ЭТО ЗНАЧИТ, ЧТО СКОРО РЕБЯТА
В ПЕРИСКОПЫ УВИДЯТ ВОЛНУ.
         НА ПИРСЕ ТИХО В ЧАС НОЧНОЙ.
         ТЕБЕ ИЗВЕСТНО ЛИШЬ ОДНОЙ,
         КОГДА УСТАЛАЯ ПОДЛОДКА
         ИЗ ГЛУБИНЫ ИДЕТ ДОМОЙ.
…ХОРОШО ИЗ ДАЛЕКОГО МОРЯ
ВОЗВРАЩАТЬСЯ К РОДНЫМ БЕРЕГАМ,
ДАЖЕ К НАШИМ НЕЛАСКОВЫМ ЗОРЯМ,
К НАШИМ ВЕЧНЫМ ПОЛЯРНЫМ СНЕГАМ.
С. Гребенников,
Н. Добронравов

Был ранний весенний рассвет, когда в сознание прокралась песня. Молодой трепетно-взволнованный голос рассказывал о светлой от берез России-Аленушке. Наш обычно шумливый двор, на удивление, безмолвствовал: парень прощался с девушкой. И все триста с лишком квартир деликатно свидетельствовали их расставание.

А утром в сотне шагов от дома, на площади Революции в коленопреклоненной присяге застыли мальчишки. Они уходили в армию.
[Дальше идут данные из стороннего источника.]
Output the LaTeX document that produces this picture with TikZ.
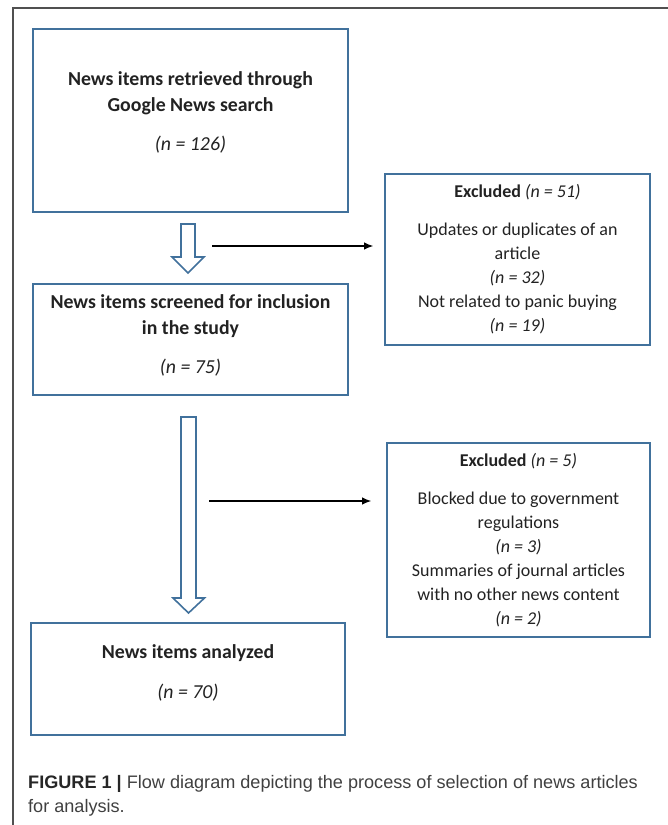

И видно, был среди них и тот певец, а где-то рядом со мной на уличной обочине уливалась слезами девчонка, которая несколькими часами ранее обещала ждать писем с флота.

Прошло время, а в памяти так и осталось то утро, чистые слова прощания и песня, входящая в сознание легкой, щемящей душу грустью.